Some of you might know that my family has had a slight change in living arrangement. And in the process of moving things, rearranging things, and reorganising things, we had to buy some furniture. While I do enjoy cleaning and reorganising (but not that big of a fan of throwing things away), I love putting together furniture. There’s just something about taking a bunch of parts, putting them together, and forming something new. I guess in a way it’s like playing with Lego.
Except, with some types of furniture, it isn’t. On the most part, unless you’re playing with a specific set or model, with Lego you can put pieces together in whatever order you want to make whatever you want.
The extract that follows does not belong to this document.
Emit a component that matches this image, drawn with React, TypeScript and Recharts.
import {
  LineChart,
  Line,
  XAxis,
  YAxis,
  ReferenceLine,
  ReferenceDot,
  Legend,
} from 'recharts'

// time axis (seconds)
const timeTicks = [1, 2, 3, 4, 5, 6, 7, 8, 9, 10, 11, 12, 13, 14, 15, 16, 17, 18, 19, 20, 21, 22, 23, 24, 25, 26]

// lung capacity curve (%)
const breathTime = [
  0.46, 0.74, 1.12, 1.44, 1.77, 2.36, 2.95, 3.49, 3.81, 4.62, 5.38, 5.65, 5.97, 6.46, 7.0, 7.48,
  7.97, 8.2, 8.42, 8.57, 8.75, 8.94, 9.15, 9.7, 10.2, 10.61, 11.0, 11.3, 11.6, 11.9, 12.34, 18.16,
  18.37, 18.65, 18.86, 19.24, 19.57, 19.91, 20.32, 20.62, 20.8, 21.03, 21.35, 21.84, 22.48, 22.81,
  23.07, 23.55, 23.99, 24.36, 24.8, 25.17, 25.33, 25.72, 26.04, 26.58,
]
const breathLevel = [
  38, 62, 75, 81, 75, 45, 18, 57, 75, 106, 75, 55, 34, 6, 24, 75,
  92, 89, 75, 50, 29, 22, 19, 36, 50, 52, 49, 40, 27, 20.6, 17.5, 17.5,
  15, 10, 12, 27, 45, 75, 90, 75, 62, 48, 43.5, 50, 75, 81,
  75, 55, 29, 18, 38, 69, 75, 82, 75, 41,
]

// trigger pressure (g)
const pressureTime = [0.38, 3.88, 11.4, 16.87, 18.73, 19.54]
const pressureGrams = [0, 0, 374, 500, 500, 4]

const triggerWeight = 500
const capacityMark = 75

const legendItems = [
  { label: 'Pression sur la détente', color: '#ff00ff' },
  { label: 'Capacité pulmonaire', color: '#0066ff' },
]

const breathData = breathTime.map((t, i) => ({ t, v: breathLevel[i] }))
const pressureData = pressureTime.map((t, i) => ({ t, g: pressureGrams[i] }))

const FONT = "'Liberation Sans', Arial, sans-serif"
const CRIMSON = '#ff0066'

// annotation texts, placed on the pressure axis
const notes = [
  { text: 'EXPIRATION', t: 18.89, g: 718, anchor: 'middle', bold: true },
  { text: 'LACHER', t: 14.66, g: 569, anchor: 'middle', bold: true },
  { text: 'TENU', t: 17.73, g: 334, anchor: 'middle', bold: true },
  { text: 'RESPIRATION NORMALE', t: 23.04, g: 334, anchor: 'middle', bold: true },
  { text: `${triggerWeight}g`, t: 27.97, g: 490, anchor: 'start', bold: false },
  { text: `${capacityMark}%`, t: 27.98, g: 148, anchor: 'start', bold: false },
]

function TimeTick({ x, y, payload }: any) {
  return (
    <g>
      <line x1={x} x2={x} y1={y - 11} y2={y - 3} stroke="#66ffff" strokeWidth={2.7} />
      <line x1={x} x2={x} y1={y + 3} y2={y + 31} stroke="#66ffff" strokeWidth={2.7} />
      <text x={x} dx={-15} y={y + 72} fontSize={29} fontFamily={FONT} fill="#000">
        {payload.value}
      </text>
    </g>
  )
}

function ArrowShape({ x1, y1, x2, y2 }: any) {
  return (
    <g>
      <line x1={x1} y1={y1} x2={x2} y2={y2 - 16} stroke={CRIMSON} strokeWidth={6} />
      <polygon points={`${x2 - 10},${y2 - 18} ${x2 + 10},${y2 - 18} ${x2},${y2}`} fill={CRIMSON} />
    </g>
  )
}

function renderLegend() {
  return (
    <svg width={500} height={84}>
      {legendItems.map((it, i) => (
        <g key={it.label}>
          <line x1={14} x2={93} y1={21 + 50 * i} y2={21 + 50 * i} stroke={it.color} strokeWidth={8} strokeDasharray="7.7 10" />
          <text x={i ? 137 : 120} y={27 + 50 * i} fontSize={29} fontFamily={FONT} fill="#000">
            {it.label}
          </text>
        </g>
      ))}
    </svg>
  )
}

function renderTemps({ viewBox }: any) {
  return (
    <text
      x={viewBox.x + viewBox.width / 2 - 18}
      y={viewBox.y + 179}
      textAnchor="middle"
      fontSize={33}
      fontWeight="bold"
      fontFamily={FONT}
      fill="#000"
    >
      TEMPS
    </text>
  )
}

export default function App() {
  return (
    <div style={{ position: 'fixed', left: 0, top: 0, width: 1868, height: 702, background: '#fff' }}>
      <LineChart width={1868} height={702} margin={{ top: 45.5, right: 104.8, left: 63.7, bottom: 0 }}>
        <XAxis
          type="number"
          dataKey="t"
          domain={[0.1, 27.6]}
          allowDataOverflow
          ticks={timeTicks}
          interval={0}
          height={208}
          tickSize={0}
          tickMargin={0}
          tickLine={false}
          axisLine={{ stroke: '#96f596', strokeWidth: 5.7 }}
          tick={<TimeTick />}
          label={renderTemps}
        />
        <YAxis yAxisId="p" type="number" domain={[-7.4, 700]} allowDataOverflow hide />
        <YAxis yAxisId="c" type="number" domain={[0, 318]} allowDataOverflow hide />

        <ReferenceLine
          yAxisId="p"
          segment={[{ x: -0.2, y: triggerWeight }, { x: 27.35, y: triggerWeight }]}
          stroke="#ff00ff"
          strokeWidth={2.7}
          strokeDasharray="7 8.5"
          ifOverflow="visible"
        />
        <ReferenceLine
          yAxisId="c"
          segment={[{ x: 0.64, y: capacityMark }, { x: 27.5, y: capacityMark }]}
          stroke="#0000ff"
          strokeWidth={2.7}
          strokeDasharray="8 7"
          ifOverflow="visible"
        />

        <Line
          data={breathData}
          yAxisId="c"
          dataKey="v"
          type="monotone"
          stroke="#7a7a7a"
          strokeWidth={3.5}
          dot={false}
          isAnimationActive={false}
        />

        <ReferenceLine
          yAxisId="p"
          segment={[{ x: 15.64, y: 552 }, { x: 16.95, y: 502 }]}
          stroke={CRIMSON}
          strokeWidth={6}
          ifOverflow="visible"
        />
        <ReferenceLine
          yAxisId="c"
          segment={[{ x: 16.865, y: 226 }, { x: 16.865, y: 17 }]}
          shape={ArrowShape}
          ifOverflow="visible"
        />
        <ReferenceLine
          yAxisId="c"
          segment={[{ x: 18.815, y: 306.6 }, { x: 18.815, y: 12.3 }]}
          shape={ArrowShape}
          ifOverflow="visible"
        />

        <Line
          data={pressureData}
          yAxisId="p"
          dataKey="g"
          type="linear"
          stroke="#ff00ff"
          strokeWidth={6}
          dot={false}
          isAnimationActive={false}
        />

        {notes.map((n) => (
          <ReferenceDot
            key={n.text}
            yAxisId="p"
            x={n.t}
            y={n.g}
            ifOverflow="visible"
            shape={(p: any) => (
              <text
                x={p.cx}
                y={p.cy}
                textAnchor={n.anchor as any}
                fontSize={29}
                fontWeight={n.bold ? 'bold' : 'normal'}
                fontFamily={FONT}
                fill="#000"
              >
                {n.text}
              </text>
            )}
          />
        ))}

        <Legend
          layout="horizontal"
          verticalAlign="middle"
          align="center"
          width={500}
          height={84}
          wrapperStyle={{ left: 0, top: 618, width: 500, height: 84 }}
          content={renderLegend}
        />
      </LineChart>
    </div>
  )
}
But with furniture, if we don’t follow the instructions carefully, we might end up with something not looking quite right, not as sturdy, or turn a 20-minute job into a 2-hour job.
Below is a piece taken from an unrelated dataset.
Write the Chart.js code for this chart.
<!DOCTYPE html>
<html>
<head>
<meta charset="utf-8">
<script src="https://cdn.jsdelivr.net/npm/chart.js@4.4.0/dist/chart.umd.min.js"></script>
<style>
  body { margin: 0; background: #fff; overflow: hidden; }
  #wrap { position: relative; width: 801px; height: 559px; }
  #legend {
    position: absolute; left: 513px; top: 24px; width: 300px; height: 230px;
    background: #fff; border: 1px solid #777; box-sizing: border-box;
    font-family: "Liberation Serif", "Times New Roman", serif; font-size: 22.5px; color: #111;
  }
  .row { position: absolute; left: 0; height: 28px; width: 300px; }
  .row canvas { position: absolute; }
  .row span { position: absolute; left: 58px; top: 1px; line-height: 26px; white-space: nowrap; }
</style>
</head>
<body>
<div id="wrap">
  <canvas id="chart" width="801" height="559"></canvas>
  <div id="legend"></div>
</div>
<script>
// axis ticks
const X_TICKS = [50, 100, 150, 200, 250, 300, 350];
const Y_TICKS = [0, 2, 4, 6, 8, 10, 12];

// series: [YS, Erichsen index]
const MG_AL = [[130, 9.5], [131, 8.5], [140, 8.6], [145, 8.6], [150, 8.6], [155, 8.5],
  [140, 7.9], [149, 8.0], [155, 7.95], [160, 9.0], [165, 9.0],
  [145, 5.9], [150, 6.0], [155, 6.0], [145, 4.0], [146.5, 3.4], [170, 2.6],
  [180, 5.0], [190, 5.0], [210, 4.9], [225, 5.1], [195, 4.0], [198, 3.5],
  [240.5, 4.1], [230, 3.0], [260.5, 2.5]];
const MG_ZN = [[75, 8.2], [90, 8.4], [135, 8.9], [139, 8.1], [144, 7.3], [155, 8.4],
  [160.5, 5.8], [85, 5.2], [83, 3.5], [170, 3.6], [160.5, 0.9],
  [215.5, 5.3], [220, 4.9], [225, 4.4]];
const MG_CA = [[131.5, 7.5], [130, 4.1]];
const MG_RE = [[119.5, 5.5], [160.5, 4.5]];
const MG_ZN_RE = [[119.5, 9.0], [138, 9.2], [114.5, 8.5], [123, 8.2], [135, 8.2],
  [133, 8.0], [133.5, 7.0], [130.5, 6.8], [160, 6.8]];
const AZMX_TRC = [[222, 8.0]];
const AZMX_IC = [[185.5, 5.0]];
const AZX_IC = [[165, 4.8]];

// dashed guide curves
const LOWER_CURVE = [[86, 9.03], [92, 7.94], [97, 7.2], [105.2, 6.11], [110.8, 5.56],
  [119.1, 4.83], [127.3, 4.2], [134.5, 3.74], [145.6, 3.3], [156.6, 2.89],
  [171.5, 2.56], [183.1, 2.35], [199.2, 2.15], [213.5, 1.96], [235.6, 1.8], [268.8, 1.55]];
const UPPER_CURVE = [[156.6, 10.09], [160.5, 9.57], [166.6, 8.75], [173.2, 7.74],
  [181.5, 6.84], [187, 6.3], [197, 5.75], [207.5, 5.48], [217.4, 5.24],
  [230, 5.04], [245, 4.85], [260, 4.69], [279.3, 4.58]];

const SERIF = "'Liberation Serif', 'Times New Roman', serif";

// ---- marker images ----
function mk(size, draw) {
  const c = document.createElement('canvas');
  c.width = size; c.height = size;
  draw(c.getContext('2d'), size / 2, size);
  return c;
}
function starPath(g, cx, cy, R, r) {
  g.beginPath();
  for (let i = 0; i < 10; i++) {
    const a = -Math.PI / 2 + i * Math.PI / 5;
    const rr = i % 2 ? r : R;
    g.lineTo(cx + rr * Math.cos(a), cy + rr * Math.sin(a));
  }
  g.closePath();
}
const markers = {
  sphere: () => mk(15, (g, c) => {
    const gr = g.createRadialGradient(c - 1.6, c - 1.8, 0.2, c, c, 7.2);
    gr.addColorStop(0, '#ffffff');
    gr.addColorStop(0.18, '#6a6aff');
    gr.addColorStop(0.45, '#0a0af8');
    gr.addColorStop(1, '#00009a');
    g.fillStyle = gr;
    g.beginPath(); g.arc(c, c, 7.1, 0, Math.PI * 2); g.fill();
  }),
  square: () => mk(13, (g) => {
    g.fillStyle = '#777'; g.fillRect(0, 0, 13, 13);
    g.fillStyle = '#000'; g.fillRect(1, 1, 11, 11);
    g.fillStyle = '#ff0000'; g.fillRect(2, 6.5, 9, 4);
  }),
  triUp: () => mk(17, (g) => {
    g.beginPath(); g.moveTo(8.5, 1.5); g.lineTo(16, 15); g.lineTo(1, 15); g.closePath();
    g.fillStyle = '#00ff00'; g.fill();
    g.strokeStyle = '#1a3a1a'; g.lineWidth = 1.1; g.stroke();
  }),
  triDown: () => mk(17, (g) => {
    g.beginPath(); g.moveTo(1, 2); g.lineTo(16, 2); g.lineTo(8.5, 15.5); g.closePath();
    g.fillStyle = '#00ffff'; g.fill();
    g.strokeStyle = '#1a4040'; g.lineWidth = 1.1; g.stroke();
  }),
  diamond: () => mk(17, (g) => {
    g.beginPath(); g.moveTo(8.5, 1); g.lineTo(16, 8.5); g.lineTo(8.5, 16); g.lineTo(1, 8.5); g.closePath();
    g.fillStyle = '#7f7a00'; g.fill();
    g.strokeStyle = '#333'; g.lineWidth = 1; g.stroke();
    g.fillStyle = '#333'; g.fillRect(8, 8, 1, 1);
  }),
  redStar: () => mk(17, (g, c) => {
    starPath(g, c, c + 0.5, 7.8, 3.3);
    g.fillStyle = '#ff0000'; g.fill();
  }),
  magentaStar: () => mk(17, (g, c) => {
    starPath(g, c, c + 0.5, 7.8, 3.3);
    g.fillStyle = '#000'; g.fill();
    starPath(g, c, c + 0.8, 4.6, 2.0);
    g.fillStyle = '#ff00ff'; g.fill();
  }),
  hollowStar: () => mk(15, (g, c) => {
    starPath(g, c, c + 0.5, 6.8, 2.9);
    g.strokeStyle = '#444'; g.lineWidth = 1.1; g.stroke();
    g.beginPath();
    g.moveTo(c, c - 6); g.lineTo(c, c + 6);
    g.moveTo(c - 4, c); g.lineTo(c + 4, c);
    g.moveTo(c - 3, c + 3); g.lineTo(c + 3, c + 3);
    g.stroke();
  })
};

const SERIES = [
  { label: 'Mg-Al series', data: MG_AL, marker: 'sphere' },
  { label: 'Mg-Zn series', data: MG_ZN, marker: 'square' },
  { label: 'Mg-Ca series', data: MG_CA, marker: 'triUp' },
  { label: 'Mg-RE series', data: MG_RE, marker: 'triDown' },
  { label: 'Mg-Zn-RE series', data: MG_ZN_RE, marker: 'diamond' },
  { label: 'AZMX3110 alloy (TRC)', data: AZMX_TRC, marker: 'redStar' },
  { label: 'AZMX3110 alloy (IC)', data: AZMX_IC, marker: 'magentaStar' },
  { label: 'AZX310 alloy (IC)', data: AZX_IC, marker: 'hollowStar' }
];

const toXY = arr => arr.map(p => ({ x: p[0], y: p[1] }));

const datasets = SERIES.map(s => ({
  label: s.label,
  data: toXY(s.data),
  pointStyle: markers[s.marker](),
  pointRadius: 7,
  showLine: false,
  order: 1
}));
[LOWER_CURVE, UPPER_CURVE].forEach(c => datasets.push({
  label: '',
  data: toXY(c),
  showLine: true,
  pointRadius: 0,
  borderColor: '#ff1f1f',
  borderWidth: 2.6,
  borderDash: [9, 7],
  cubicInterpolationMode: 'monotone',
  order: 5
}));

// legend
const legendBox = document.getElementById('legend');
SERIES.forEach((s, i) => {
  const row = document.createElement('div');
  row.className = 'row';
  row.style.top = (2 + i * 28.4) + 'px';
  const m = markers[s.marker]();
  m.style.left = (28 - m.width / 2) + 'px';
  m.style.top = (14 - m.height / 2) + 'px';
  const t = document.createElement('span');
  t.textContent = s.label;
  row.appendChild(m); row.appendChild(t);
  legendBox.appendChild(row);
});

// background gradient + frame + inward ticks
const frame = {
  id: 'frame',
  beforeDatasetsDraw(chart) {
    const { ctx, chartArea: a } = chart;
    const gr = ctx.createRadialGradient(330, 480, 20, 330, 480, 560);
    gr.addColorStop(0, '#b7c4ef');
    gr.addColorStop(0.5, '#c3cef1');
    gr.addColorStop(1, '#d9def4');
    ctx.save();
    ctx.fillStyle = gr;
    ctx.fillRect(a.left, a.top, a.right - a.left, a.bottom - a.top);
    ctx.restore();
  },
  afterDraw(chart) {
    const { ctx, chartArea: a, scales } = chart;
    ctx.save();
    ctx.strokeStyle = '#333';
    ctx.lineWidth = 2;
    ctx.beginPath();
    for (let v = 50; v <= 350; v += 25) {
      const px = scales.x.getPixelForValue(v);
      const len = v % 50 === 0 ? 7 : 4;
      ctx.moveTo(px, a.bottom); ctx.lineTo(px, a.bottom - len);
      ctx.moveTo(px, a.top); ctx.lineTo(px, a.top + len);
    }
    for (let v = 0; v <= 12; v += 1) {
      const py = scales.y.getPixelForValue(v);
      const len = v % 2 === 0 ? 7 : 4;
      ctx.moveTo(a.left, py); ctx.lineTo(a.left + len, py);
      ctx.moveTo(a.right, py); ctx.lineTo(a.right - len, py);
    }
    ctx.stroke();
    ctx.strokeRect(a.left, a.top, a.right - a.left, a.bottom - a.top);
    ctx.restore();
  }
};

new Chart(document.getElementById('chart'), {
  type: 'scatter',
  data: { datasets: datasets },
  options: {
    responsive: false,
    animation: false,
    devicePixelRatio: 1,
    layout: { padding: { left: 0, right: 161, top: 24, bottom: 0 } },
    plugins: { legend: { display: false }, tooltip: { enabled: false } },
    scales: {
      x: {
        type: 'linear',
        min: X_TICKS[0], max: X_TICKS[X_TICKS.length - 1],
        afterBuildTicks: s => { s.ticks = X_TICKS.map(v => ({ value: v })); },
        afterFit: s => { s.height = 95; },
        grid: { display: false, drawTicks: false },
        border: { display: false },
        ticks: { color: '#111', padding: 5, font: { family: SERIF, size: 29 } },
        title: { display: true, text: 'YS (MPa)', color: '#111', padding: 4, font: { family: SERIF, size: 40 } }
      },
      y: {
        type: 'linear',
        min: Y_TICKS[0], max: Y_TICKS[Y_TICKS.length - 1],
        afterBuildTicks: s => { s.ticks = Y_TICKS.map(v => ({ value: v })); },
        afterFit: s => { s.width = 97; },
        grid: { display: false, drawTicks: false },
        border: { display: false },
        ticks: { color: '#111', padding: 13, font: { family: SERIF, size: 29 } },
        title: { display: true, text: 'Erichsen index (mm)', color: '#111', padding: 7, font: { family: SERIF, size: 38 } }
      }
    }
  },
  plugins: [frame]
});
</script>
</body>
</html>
But not all furniture is put together in the same way. Depending on the piece, you might be instructed to put the doors together first, or maybe the legs, or maybe even the outside before the inside. No matter how many different pieces you’ve put together in the past, it’s always a good idea to look at the instructions because there might always be something new and unique to this particular piece.
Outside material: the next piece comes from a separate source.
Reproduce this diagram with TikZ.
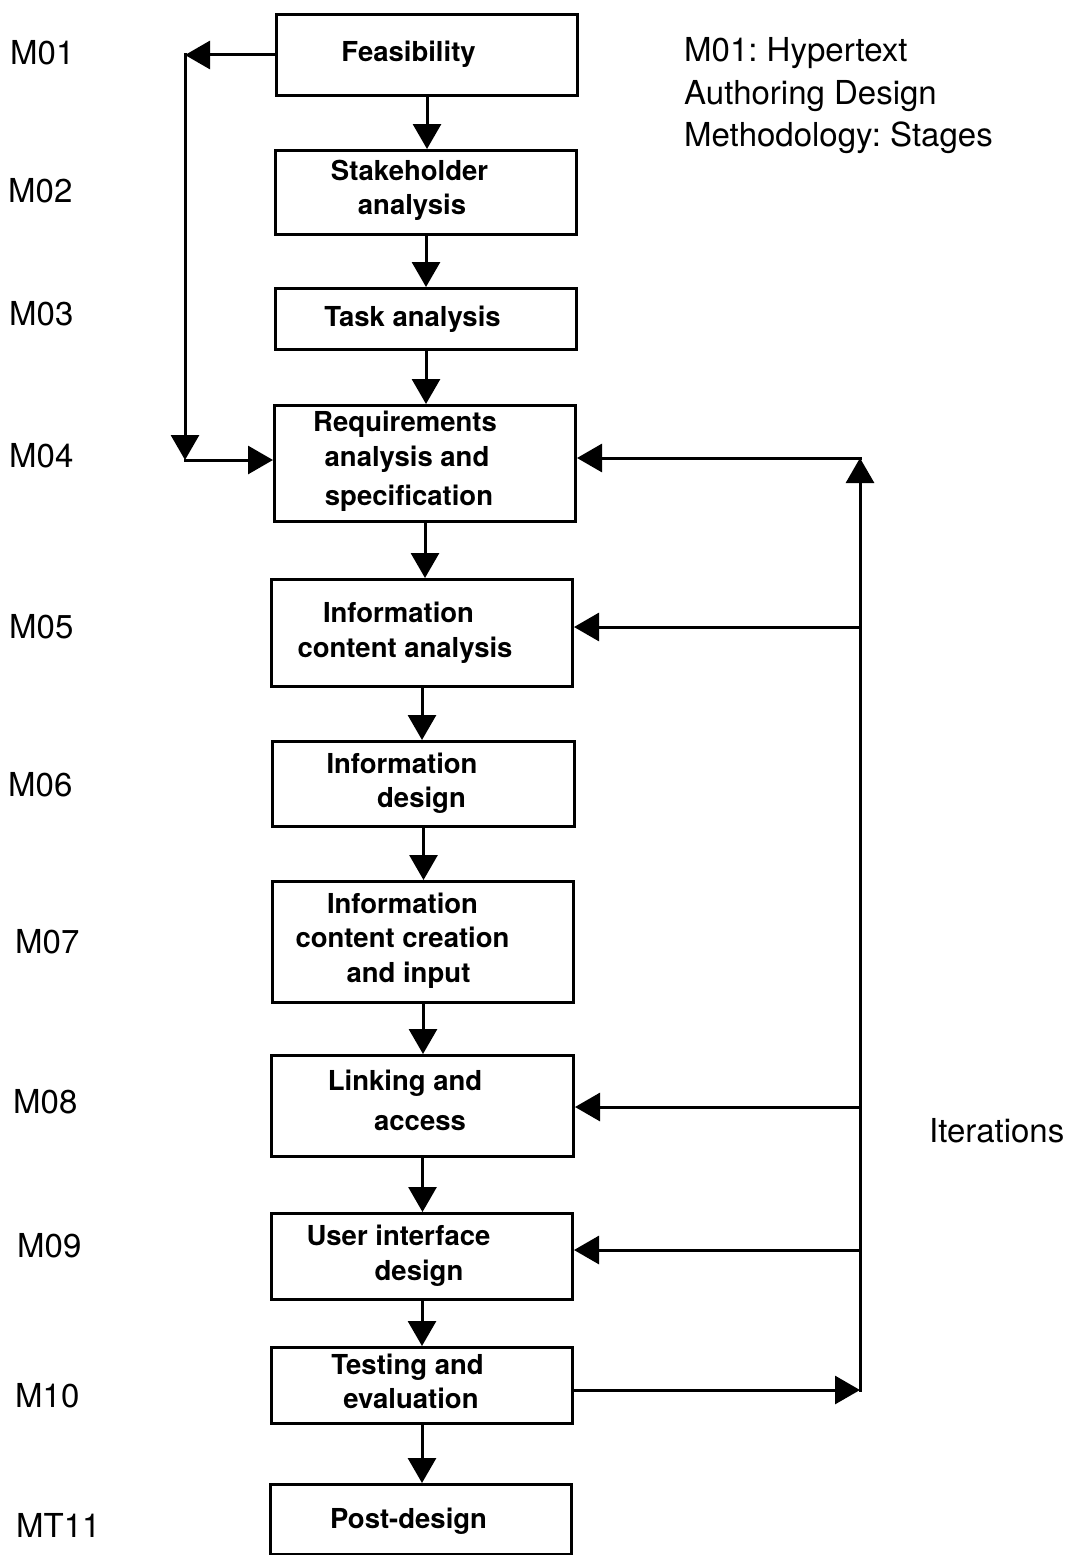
\documentclass[tikz,border=0pt]{standalone}
\usepackage{fontspec}
\setmainfont{TeX Gyre Heros}
\usetikzlibrary{arrows.meta}
\frenchspacing
\begin{document}
\begin{tikzpicture}[x=1pt,y=-1pt,
  stage/.style={draw, line width=3pt, inner sep=0pt, anchor=north west},
  boxtext/.style={anchor=base, inner sep=0pt, font=\fontsize{27.5}{32}\selectfont\bfseries},
  code/.style={anchor=base west, inner sep=0pt, font=\fontsize{33}{42}\selectfont},
  flow/.style={line width=3pt, line cap=rect, -{Triangle[length=25pt,width=28pt]}}]

\useasboundingbox (0,0) rectangle (1068,1555);

% stage boxes
\node[stage, minimum width=301pt, minimum height=81pt]  (m1)  at (275,13)   {};
\node[stage, minimum width=301pt, minimum height=84pt]  (m2)  at (274,149)  {};
\node[stage, minimum width=301pt, minimum height=61pt]  (m3)  at (274,287)  {};
\node[stage, minimum width=301pt, minimum height=116pt] (m4)  at (273,404)  {};
\node[stage, minimum width=301pt, minimum height=107pt] (m5)  at (270,578)  {};
\node[stage, minimum width=302pt, minimum height=85pt]  (m6)  at (271,740)  {};
\node[stage, minimum width=301pt, minimum height=121pt] (m7)  at (271,880)  {};
\node[stage, minimum width=302pt, minimum height=101pt] (m8)  at (270,1054) {};
\node[stage, minimum width=301pt, minimum height=86pt]  (m9)  at (270,1212) {};
\node[stage, minimum width=301pt, minimum height=76pt]  (m10) at (270,1346) {};
\node[stage, minimum width=301pt, minimum height=70pt]  (m11) at (269,1483) {};

% stage titles
\node[boxtext] (t1)  at (408.5,62)  {Feasibility};
\node[boxtext] (t2a) at (409.5,180) {Stakeholder};
\node[boxtext] (t2b) at (412,214)   {analysis};
\node[boxtext] (t3)  at (412.5,326) {Task analysis};
\node[boxtext] (t4a) at (405,431)   {Requirements};
\node[boxtext] (t4b) at (407,466)   {analysis and};
\node[boxtext] (t4c) at (409,505)   {specification};
\node[boxtext] (t5a) at (398.5,622) {Information};
\node[boxtext] (t5b) at (405,657)   {content analysis};
\node[boxtext] (t6a) at (402,773)   {Information};
\node[boxtext] (t6b) at (421.5,807) {design};
\node[boxtext] (t7a) at (402.5,913) {Information};
\node[boxtext] (t7b) at (402.5,947) {content creation};
\node[boxtext] (t7c) at (408.5,982) {and input};
\node[boxtext] (t8a) at (405,1090)  {Linking and};
\node[boxtext] (t8b) at (420,1130)  {access};
\node[boxtext] (t9a) at (398.5,1245){User interface};
\node[boxtext] (t9b) at (419,1280)  {design};
\node[boxtext] (t10a) at (407.5,1374){Testing and};
\node[boxtext] (t10b) at (411,1408) {evaluation};
\node[boxtext] (t11) at (408.5,1528){Post-design};

% stage codes
\node[code] (c1)  at (10,64)   {M01};
\node[code] (c2)  at (8,202)   {M02};
\node[code] (c3)  at (9,325)   {M03};
\node[code] (c4)  at (9,467)   {M04};
\node[code] (c5)  at (9,638)   {M05};
\node[code] (c6)  at (8,796)   {M06};
\node[code] (c7)  at (15,953)  {M07};
\node[code] (c8)  at (13,1113) {M08};
\node[code] (c9)  at (17,1257) {M09};
\node[code] (c10) at (15,1407) {M10};
\node[code] (c11) at (16,1537) {MT11};

% heading and side note
\node[code] (h1) at (684,62)  {M01: Hypertext};
\node[code] (h2) at (684,104) {Authoring Design};
\node[code] (h3) at (684,146) {Methodology: Stages};
\node[code] (it) at (929,1142) {Iterations};

% main sequence
\foreach \a/\b in {m1/m2, m2/m3, m3/m4, m4/m5, m5/m6, m6/m7, m7/m8, m8/m9, m9/m10, m10/m11}
  \draw[flow] (\a.south) -- (\a.south |- \b.north);

% feedback from feasibility to requirements
\path (m1.west) ++(-90,0) coordinate (lt);
\coordinate (lb) at (185,460);
\draw[flow] (m1.west) -- (lt);
\draw[flow] (lt) -- (lb);
\draw[flow] (lb) -- (lb -| m4.west);

% iteration loop
\coordinate (rb) at (860,1390);
\coordinate (rt) at (860,458);
\coordinate (r5) at (860,627);
\coordinate (r8) at (860,1107);
\coordinate (r9) at (860,1250);
\draw[flow] (rb -| m10.east) -- (rb);
\draw[flow] (rb) -- (rt);
\draw[flow] (rt) -- (rt -| m4.east);
\draw[flow] (r5) -- (r5 -| m5.east);
\draw[flow] (r8) -- (r8 -| m8.east);
\draw[flow] (r9) -- (r9 -| m9.east);
\end{tikzpicture}
\end{document}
However, the principle of it all is always the same: assemble furniture. If not just for the practicality of it, as furniture is better assembled and in your room than unassembled and in the box, but for the love of putting things together in the proper way, according to the proper instructions.
Those of you eagle-eyed folk might notice that these aren’t the regular texts for Reformation Sunday. And you’re right, they aren’t. Normally we get the same passage out of John every year, so this particular passage out of Year A never gets any love. So I thought we’d change it up this year as we very rarely ever get this passage (I personally have never preached on this text in my 15+ years of preaching almost every Sunday).
But I feel like these texts lend well to the themes that the Reformation bring anyway, around reforming how we see our faith, community, and relationship. See, on the most part, we’re taught to be legalistic. From a young age, we’re taught to follow rules, laws, and guidelines for life. And on the most part, we comply. There’s nothing wrong with that.
So it’s natural for us to transfer these rules and laws into our relationships and faith. We naturally think that we must do certain things and must not do others, in order to be successful in those areas. And so when Jesus tells us that the greatest commands are to love God and love neighbour and love self, we almost automatically think there is one way and one way only to do that.
But the thing is, we’re all different. We see the world different. We know love different.
So how we love one doesn’t mean we love another the same way. How one might see God’s love for them might not the same as how we see it for ourselves. How we express our obedience to this command can be different for each one of us and for each situation that we find ourselves in.
Does this make life harder? For sure. Does it make it worse? Not at all. For we’re called to be in relationship and to receive and give the love of God. It is how we’re wired, how we’re created, how we’re defined as God’s people in the world. Love is never easy, but it is always fulfilling.
And to me, that is the heart of the Reformation, that we love God and love neighbour as they know love, for a fuller and more complete community and faith, for the sake of a world saved by grace.
Thanks be to God! Have a great week, everyone!